Hardly bad times, verbal warning is gone after 8 weeks. It's a ridiculous system though: most companies review attendance when there's patterns of absence, or just a lot of it, or when there's suspicion that they weren't really sick. No, here there's 2 measurements, occasions of absence, and the %age. It's based over 26 weeks, I had 2 occasions, one back in august missed 1 shift, and the flu a couple of weeks ago, missing 3 shifts (saturday, monday, tuesday). Because I work very few hours per week, the %age skyrockets easily(%age of the hours you work in the last 26 weeks for which you were absent is 3% threshold).

I've had stretches of a year or 18 months at a time without an absence, but because I missed a shift last august, and then contracted the flu this month, I get a warning. FML :p

Anyway, I could deal with that, it didn't really bother me to much extent, but the constant question-when-there-wasn't-a-question really dug at me :mad:
 
They have to say it for the record and check you don't disagree with why you're getting a bollocking.

Yeah? after the accusations would seem to be your managers way of doing that.
 
Can't say I find it much of an issue, makes it a little less formal than saying 'is that correct' after every statement.
 
They have to say it for the record and check you don't disagree with why you're getting a bollocking.

Yeah? after the accusations would seem to be your managers way of doing that.

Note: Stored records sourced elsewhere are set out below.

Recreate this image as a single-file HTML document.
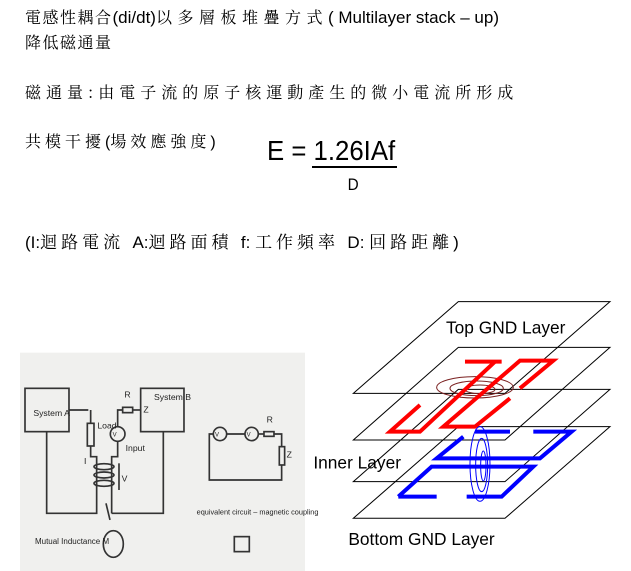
<!DOCTYPE html>
<html><head><meta charset="utf-8"><style>
body{margin:0;width:631px;height:571px;background:#fff;position:relative;overflow:hidden;font-family:"Liberation Sans","Noto Sans CJK TC",sans-serif;color:#000}
.t{position:absolute;white-space:nowrap;font-size:16px;line-height:18px}
.c{font-family:"Noto Serif CJK SC","Noto Sans CJK TC",serif}
</style></head><body>
<div class="t" style="left:25px;top:8px;font-size:17px"><span class="c" style="letter-spacing:1.5px;font-size:16px">電感性耦合</span>(di/dt)<span class="c" style="letter-spacing:5.5px;font-size:16px">以多層板堆疊方式</span>( Multilayer stack – up)</div>
<div class="t c" style="left:25px;top:33px;letter-spacing:1.5px">降低磁通量</div>
<div class="t c" style="left:25px;top:83px;letter-spacing:5px">磁通量:由電子流的原子核運動產生的微小電流所形成</div>
<div class="t" style="left:25px;top:132px"><span class="c" style="letter-spacing:4px">共模干擾</span>(<span class="c" style="letter-spacing:4px">場效應強度</span>)</div>
<div class="t" style="left:267px;top:136px;font-size:28px;line-height:30px;transform:scaleX(0.92);transform-origin:left">E = 1.26IAf</div>
<div style="position:absolute;left:312px;top:166px;width:85px;height:1.5px;background:#000"></div>
<div class="t" style="left:347px;top:176px;font-size:17px;transform:scaleX(0.9)">D</div>
<div class="t" style="left:25px;top:232px;font-size:17px">(I:<span class="c" style="letter-spacing:4px">迴路電流 </span>A:<span class="c" style="letter-spacing:4px">迴路面積 </span>f: <span class="c" style="letter-spacing:4px">工作頻率 </span>D: <span class="c" style="letter-spacing:4px">回路距離</span>)</div>

<svg style="position:absolute;left:0;top:0" width="631" height="571">
<g transform="translate(0,340) scale(0.3333)" fill="none" stroke="#333" stroke-width="5" font-family="Liberation Sans" font-size="26">
<rect x="60" y="38" width="855" height="655" fill="#f0f0ee" stroke="none"/>
<rect x="75" y="145" width="132" height="130"/>
<rect x="422" y="145" width="130" height="130"/>
<polyline points="140,275 140,520 290,520 290,430"/>
<polyline points="335,520 490,520 490,275"/>
<polyline points="207,210 265,210"/>
<rect x="262" y="250" width="20" height="68"/>
<polyline points="272,250 272,210"/>
<polyline points="272,318 272,350 290,350 290,440"/>
<circle cx="353" cy="282" r="22"/>
<polyline points="353,260 353,210 368,210"/>
<rect x="368" y="202" width="30" height="16"/>
<polyline points="398,210 422,210"/>
<polyline points="353,304 353,350 335,350 335,520"/>
<ellipse cx="312" cy="380" rx="30" ry="9"/><ellipse cx="312" cy="405" rx="30" ry="9"/><ellipse cx="312" cy="430" rx="30" ry="9"/>
<line x1="357" y1="450" x2="357" y2="370"/>
<line x1="330" y1="540" x2="318" y2="490"/>
<ellipse cx="340" cy="612" rx="30" ry="40"/>
<rect x="703" y="590" width="45" height="45"/>
<circle cx="660" cy="282" r="20"/><circle cx="755" cy="282" r="20"/>
<polyline points="640,282 628,282 628,420 845,420 845,375"/>
<line x1="680" y1="282" x2="735" y2="282"/>
<polyline points="775,282 792,282"/><rect x="792" y="275" width="30" height="14"/><polyline points="822,282 845,282 845,320"/>
<rect x="838" y="320" width="16" height="55"/>
<g fill="#222" stroke="none" font-size="26">
<text x="100" y="228">System A</text><text x="462" y="180">System B</text>
<text x="292" y="265">Load</text><text x="377" y="333">Input</text><text x="373" y="172">R</text><text x="430" y="218">Z</text>
<text x="252" y="372">I</text><text x="365" y="425">V</text><text x="800" y="248">R</text><text x="860" y="352">Z</text>
<text x="338" y="290" font-size="18">V</text><text x="645" y="290" font-size="18">V</text><text x="740" y="290" font-size="18">V</text>
<text x="590" y="523" font-size="22">equivalent circuit – magnetic coupling</text>
<text x="105" y="612" font-size="24">Mutual Inductance M</text>
</g>
</g>
<g transform="translate(320,290) scale(0.3333)" fill="none">
<g stroke="#000" stroke-width="3">
<polygon points="415,35 870,35 555,310 100,310"/>
<polygon points="415,172 870,172 555,450 100,450"/>
<polygon points="415,298 870,298 555,575 100,575"/>
<polygon points="415,410 870,410 555,685 100,685"/>
</g>
<g stroke="#7a2020" stroke-width="3">
<ellipse cx="465" cy="292" rx="115" ry="32"/><ellipse cx="470" cy="295" rx="80" ry="22"/><ellipse cx="480" cy="298" rx="45" ry="13"/>
</g>
<g stroke="#f00" stroke-width="12">
<polyline points="300,345 210,425 300,425 525,215"/>
<line x1="435" y1="215" x2="545" y2="215"/>
<polyline points="600,295 700,212 600,212 370,410 465,410 570,325"/>
</g>
<g stroke="#00f" stroke-width="12">
<line x1="465" y1="425" x2="570" y2="425"/>
<polyline points="640,425 755,425 660,505 350,505 430,440"/>
<polyline points="235,620 335,530 640,530 545,620 440,620"/>
<line x1="235" y1="620" x2="350" y2="620"/>
</g>
<g stroke="#00f" stroke-width="3">
<ellipse cx="480" cy="522" rx="30" ry="112"/><ellipse cx="485" cy="525" rx="18" ry="80"/><ellipse cx="490" cy="528" rx="8" ry="45"/>
</g>
<g fill="#000" font-family="Liberation Sans" font-size="52">
<text x="378" y="130">Top GND Layer</text>
<text x="-20" y="535">Inner Layer</text>
<text x="85" y="765">Bottom GND Layer</text>
</g>
</g>
</svg>
</body></html>
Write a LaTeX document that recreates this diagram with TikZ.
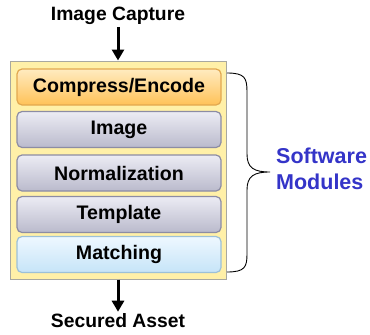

No, there's set points for me to speak in the meeting script, this was literally every point.

"You're percentage is 5%, yeah?"
"umhmm"
"That's over the 3% review level, yeah?"
<-- What can I say here? 3 is infact bigger than 5, and thus I'm under the review level? :rolleyes:
 
Can't say I find it much of an issue, makes it a little less formal than saying 'is that correct' after every statement.

He didn't need to suffix the sentence with anything, he was telling me information in bullet points. It's just a bad habbit, nothing to do with having to do it to ensure I know why I'm warned etc or anything like that.